The risk-managed route through these three counties is through overlying row-cropped land underlain by already contaminated Ogallala groundwater to the Keystone 1 corridor.
The north-south segment paralleling the Keystone corridor to Steele City avoids the Ogallala aquifer.
The proposed risk-managed pipeline route, in the Holt, Antelope and Pierce county areas, is essentially the same length as the recently proposed KXL route under consideration but runs slightly south of it and avoids shallow groundwater.
Once east of Pierce County, the risk-managed route drops almost due south, parelleling the Keystone One mainline pipeline.
Spalding, of UNL's agronomy and horticulture department, and Hirsh, from the civil engineering department, point out that 85 percent of the population uses groundwater for its drinking water source in Nebraska.
So, "threats to water quality are taken quite seriously" and the routing of petroleum pipelines could be "made much more acceptable by adopting risk-managed routes that lessen the potential to adversely impact high-quality groundwater and, should a release occur, decrease the longevity and potential detrimental effects of hazardous groundwater contaminants."
The article notes that while pipeline spills have been dramatically reduced over the last 10 years, averaging fewer than one per 1,000 miles of pipeline over that period, "releases of hazardous petroleum chemicals to groundwater do occur and some should be expected."
The potential risk of releases from the Keystone XL pipeline, or from any pipeline used to transport tar-sands oil, may increase from liquefying the asphalt-like tar sands with refinery condensate or naptha to form a more readily flowing mix of oil and diluents known in the oil industry as "dilbit."
Little is known about the potential movement of dilbit to groundwater at release sites, the authors wrote.
There are so many variables including the chemical composition of the dilbit, ambient temperature, depth to groundwater, emergency cleanup practices and other factors, that predicting the exact mechanism of contaminant movement to the aquifer is complicated, Spalding and Hirsh's article reports.
One of the best ways to minimize risks from a potential spill is to carefully select a pipeline route with minimal environmental risk and reasonable length, which the researchers have done with their newly proposed pipeline route.
The southeasterly course through intensely spray-irrigated, row-cropped land underlain by contaminated groundwater in Holt, Antelope and Pierce counties is "an opportunistic use of impaired groundwater and existing irrigation practices to remediate volatile petroleum contaminants and groundwater should a spill occur."

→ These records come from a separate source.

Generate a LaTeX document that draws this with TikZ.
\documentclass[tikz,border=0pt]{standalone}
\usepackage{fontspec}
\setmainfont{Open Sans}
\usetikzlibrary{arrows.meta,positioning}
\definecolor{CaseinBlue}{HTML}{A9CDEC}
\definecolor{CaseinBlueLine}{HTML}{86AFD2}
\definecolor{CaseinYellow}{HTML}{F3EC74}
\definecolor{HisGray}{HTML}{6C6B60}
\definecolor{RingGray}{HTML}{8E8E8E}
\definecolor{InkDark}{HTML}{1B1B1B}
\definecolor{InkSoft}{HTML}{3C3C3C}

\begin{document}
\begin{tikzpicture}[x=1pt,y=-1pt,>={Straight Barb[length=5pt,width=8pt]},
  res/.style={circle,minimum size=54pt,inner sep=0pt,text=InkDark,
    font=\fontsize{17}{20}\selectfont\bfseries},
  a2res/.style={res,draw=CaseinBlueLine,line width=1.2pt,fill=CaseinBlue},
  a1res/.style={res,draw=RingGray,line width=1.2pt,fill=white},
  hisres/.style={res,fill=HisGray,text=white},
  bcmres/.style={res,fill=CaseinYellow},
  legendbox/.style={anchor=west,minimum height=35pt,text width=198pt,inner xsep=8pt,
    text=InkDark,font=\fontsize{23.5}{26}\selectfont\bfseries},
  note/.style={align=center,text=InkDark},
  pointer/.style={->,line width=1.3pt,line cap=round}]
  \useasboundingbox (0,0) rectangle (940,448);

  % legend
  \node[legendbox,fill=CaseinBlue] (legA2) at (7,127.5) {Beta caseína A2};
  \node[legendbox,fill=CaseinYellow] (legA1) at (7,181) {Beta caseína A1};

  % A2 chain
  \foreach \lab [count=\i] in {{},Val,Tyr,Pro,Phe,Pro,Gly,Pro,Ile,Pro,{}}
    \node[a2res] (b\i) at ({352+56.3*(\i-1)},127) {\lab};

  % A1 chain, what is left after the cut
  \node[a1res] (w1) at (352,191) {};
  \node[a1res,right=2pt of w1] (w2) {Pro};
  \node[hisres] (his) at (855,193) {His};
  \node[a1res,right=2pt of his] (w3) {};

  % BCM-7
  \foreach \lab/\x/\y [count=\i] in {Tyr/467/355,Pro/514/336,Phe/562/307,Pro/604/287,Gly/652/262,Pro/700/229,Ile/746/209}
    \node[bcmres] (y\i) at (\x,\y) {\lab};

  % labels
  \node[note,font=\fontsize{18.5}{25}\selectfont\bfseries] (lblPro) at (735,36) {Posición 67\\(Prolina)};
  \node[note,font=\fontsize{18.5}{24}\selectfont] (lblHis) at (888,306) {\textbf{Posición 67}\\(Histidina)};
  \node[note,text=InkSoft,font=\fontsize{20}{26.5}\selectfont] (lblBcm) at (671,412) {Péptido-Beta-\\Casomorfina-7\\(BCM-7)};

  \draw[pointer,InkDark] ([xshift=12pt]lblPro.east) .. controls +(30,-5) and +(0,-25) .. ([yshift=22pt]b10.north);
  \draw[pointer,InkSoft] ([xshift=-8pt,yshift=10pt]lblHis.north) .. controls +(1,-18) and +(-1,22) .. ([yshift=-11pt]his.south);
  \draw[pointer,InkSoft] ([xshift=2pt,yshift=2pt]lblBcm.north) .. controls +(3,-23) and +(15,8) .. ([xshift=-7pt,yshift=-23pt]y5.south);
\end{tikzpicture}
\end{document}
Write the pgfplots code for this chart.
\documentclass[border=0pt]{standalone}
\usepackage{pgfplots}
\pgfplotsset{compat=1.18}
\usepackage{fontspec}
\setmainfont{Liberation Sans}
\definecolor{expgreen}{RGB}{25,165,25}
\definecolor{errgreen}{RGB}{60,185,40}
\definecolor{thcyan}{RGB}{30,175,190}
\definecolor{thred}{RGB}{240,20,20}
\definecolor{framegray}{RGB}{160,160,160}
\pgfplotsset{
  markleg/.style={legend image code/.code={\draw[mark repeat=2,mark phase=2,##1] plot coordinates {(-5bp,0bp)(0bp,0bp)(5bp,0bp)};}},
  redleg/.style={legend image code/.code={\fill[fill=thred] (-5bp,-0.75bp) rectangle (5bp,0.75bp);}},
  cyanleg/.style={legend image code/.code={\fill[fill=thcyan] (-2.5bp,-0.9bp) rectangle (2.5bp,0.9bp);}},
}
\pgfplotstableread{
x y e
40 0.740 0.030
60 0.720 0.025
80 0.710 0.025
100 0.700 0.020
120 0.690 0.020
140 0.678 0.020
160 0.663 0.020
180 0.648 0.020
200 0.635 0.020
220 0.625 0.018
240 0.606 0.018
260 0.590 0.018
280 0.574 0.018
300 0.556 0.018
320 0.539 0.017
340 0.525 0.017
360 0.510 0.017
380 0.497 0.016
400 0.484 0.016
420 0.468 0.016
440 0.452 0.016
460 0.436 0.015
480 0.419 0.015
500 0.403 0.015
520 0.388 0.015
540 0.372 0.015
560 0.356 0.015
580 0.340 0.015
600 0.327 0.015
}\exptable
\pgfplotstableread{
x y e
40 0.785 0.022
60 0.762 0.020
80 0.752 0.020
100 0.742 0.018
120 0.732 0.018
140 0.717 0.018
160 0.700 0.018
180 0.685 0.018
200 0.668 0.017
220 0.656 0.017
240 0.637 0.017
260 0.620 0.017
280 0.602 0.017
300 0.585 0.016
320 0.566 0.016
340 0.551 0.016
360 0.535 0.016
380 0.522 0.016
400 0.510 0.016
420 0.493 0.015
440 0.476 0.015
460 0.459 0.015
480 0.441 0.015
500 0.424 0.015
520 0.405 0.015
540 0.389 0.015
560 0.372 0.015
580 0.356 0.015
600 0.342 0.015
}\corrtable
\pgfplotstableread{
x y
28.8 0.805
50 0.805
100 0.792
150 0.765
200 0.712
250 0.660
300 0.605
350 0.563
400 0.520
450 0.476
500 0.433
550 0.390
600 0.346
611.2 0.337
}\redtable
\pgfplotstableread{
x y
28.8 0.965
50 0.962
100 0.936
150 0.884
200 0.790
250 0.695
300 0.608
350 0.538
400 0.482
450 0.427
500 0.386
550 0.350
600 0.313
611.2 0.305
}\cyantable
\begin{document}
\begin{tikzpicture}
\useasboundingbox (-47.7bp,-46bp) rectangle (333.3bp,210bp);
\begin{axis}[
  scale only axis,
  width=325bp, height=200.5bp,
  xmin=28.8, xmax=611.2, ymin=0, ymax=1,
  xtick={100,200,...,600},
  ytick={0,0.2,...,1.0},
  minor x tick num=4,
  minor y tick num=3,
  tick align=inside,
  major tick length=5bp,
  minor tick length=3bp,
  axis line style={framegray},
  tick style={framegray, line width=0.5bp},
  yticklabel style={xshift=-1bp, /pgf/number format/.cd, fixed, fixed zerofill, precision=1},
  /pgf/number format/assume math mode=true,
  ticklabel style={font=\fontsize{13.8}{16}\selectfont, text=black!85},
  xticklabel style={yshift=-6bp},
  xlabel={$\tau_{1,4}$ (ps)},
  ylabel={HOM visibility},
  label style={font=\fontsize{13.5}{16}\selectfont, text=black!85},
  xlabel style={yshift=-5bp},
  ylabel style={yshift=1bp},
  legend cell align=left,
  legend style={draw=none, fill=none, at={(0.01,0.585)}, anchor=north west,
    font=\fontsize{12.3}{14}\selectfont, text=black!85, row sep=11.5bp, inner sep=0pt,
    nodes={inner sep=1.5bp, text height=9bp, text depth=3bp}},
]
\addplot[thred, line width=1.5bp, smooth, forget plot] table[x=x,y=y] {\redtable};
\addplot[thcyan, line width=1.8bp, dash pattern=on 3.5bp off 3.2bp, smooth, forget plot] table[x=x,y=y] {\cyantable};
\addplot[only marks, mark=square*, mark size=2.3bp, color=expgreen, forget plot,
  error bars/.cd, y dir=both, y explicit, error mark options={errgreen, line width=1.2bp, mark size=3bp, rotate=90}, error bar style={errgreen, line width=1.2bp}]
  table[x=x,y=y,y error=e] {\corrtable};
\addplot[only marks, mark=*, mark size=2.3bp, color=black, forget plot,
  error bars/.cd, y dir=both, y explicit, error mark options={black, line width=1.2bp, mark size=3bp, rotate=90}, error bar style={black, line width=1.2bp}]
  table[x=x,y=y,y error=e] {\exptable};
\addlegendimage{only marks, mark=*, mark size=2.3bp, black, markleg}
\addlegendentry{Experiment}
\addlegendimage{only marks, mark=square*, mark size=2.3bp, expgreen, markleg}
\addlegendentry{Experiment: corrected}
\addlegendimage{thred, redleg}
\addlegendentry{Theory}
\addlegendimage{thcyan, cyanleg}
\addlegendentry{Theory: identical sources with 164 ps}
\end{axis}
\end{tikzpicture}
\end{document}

Their proposed route also avoids high quality Ogallala aquifer groundwater, as well as bottomland, high water table land and major river crossings, the authors say.
"Most importantly, the risk-managed approach is founded on the paradigm that siting the pipeline through an intensively spray-irrigated area overlain by a contaminated aquifer provides (for) both in place and off site remediation (of a spill). Thus, routing through areas of intense spray irrigation (center pivots) is by design."
Earlier research by Spalding has proven that many volatile hazardous compounds found in petroleum products, such as the benzene present in dilbit, can be stripped from the contaminated water by spraying it through a center pivot, where the compounds can then dissipate harmlessly as a gas into the atmosphere, making groundwater irrigation by center pivot along the proposed pipeline route a potential plus.
"Groundwater capture zones" created by wells pumping water to center pivots would also help contain and remove dissolved contaminants, Spalding said.
Nitrate in groundwater
The majority of underlying groundwater in or near the proposed Keystone XL pipeline route is heavily laced with nitrate and sulfate contamination from fertilizer and soil amendments that have leached into the groundwater from the intensively farmed area, a not uncommon occurrence where crops are extensively irrigated.
This nitrate contamination stretches for more than 100 miles and more than a million acres are underlain by non-potable high nitrate Ogallala groundwater. Leached soil amendments enhance the degradation of hazardous petroleum compounds in groundwater, which is another plus to the article's proposed route if a release should occur, the authors say.
"Most agriculturally based states have extensive areas with groundwater nitrate contamination similar to that in the three-county focus area (of the proposed pipeline). Where appropriate, these contaminated areas deserve consideration in siting future routes for conveying liquid fuels," Spalding and Hirsh said.
The controversial Keystone XL pipeline is awaiting U.S. State Department action on an international permit to build the pipeline.